What is expected.
Leave out the pictures and restate the rest of the data exactly.

Supplied material.

──────────────────────────────

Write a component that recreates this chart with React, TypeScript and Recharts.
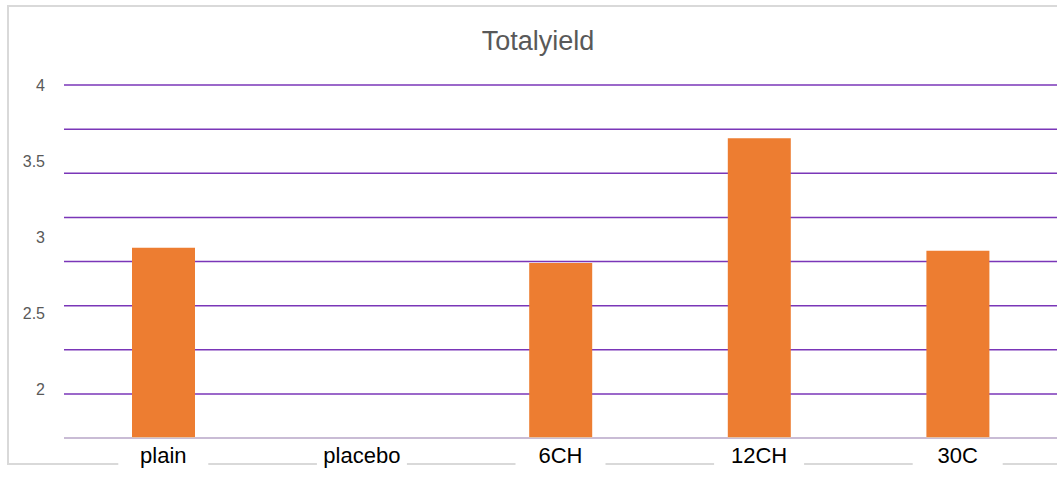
import { BarChart, Bar, XAxis, YAxis, CartesianGrid } from "recharts";

const categories = ["plain", "placebo", "6CH", "12CH", "30C"];
const totalYield: (number | null)[] = [2.93, null, 2.83, 3.65, 2.91];
const valueTicks = [2, 2.5, 3, 3.5, 4];
const gridTicks = [0.5, 1, 1.5, 2, 2.5, 3, 3.5, 4];

const data = categories.map((name, i) => ({ name, total: totalYield[i] }));

const FONT = "'Liberation Sans', Arial, sans-serif";
const BAR = "#ED7D31";
const GRID = "#7A36B8";
const AXIS = "#D9D9D9";

function CategoryTick(props: any) {
  const { x, y, payload } = props;
  return (
    <g>
      <rect x={x - 45} y={y + 10} width={90} height={26} fill="#fff" />
      <text
        x={x}
        y={y + 17}
        textAnchor="middle"
        fontFamily={FONT}
        fontSize={22}
        fill="#000"
      >
        {payload.value}
      </text>
    </g>
  );
}

function ValueTick(props: any) {
  const { y, payload } = props;
  return (
    <text
      x={45}
      y={y}
      dy={6}
      textAnchor="end"
      fontFamily={FONT}
      fontSize={16}
      fill="#595959"
    >
      {payload.value}
    </text>
  );
}

const NoTick = () => <g />;

export default function App() {
  return (
    <div
      style={{
        position: "fixed",
        left: 0,
        top: 0,
        width: 1057,
        height: 478,
        overflow: "hidden",
        background: "#fff",
      }}
    >
      <div
        style={{
          position: "absolute",
          left: 7,
          top: 5,
          width: 1100,
          height: 456,
          border: `2px solid ${AXIS}`,
        }}
      />
      <div
        style={{
          position: "absolute",
          left: 0,
          top: 26,
          width: 1076,
          textAlign: "center",
          fontFamily: FONT,
          fontSize: 27,
          color: "#595959",
        }}
      >
        Totalyield
      </div>
      <div style={{ position: "absolute", left: 0, top: 0 }}>
        <BarChart
          width={1057}
          height={478}
          data={data}
          margin={{ top: 85, right: 0, bottom: 0, left: 0 }}
        >
          <CartesianGrid
            yAxisId="grid"
            vertical={false}
            stroke={GRID}
            strokeWidth={1.5}
          />
          {/* grid scale: lines every 0.5 from the baseline */}
          <YAxis
            yAxisId="grid"
            width={0}
            domain={[0, 4]}
            allowDataOverflow
            ticks={gridTicks}
            axisLine={false}
            tickLine={false}
            tick={NoTick}
          />
          <YAxis
            yAxisId="val"
            width={64}
            domain={[1.68, 4]}
            allowDataOverflow
            ticks={valueTicks}
            axisLine={false}
            tickLine={false}
            tick={<ValueTick />}
          />
          <XAxis
            dataKey="name"
            height={40}
            axisLine={{ stroke: AXIS, strokeWidth: 1.5 }}
            tickLine={false}
            interval={0}
            tick={<CategoryTick />}
          />
          <Bar
            yAxisId="val"
            dataKey="total"
            fill={BAR}
            barSize={63}
            isAnimationActive={false}
          />
        </BarChart>
      </div>
    </div>
  );
}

──────────────────────────────

Written response.
Write a component that recreates this chart with React, TypeScript and Recharts.
import { BarChart, Bar, XAxis, YAxis, CartesianGrid } from "recharts";

const categories = ["plain", "placebo", "6CH", "12CH", "30C"];
const totalYield: (number | null)[] = [2.93, null, 2.83, 3.65, 2.91];
const valueTicks = [2, 2.5, 3, 3.5, 4];
const gridTicks = [0.5, 1, 1.5, 2, 2.5, 3, 3.5, 4];

const data = categories.map((name, i) => ({ name, total: totalYield[i] }));

const FONT = "'Liberation Sans', Arial, sans-serif";
const BAR = "#ED7D31";
const GRID = "#7A36B8";
const AXIS = "#D9D9D9";

function CategoryTick(props: any) {
  const { x, y, payload } = props;
  return (
    <g>
      <rect x={x - 45} y={y + 10} width={90} height={26} fill="#fff" />
      <text
        x={x}
        y={y + 17}
        textAnchor="middle"
        fontFamily={FONT}
        fontSize={22}
        fill="#000"
      >
        {payload.value}
      </text>
    </g>
  );
}

function ValueTick(props: any) {
  const { y, payload } = props;
  return (
    <text
      x={45}
      y={y}
      dy={6}
      textAnchor="end"
      fontFamily={FONT}
      fontSize={16}
      fill="#595959"
    >
      {payload.value}
    </text>
  );
}

const NoTick = () => <g />;

export default function App() {
  return (
    <div
      style={{
        position: "fixed",
        left: 0,
        top: 0,
        width: 1057,
        height: 478,
        overflow: "hidden",
        background: "#fff",
      }}
    >
      <div
        style={{
          position: "absolute",
          left: 7,
          top: 5,
          width: 1100,
          height: 456,
          border: `2px solid ${AXIS}`,
        }}
      />
      <div
        style={{
          position: "absolute",
          left: 0,
          top: 26,
          width: 1076,
          textAlign: "center",
          fontFamily: FONT,
          fontSize: 27,
          color: "#595959",
        }}
      >
        Totalyield
      </div>
      <div style={{ position: "absolute", left: 0, top: 0 }}>
        <BarChart
          width={1057}
          height={478}
          data={data}
          margin={{ top: 85, right: 0, bottom: 0, left: 0 }}
        >
          <CartesianGrid
            yAxisId="grid"
            vertical={false}
            stroke={GRID}
            strokeWidth={1.5}
          />
          {/* grid scale: lines every 0.5 from the baseline */}
          <YAxis
            yAxisId="grid"
            width={0}
            domain={[0, 4]}
            allowDataOverflow
            ticks={gridTicks}
            axisLine={false}
            tickLine={false}
            tick={NoTick}
          />
          <YAxis
            yAxisId="val"
            width={64}
            domain={[1.68, 4]}
            allowDataOverflow
            ticks={valueTicks}
            axisLine={false}
            tickLine={false}
            tick={<ValueTick />}
          />
          <XAxis
            dataKey="name"
            height={40}
            axisLine={{ stroke: AXIS, strokeWidth: 1.5 }}
            tickLine={false}
            interval={0}
            tick={<CategoryTick />}
          />
          <Bar
            yAxisId="val"
            dataKey="total"
            fill={BAR}
            barSize={63}
            isAnimationActive={false}
          />
        </BarChart>
      </div>
    </div>
  );
}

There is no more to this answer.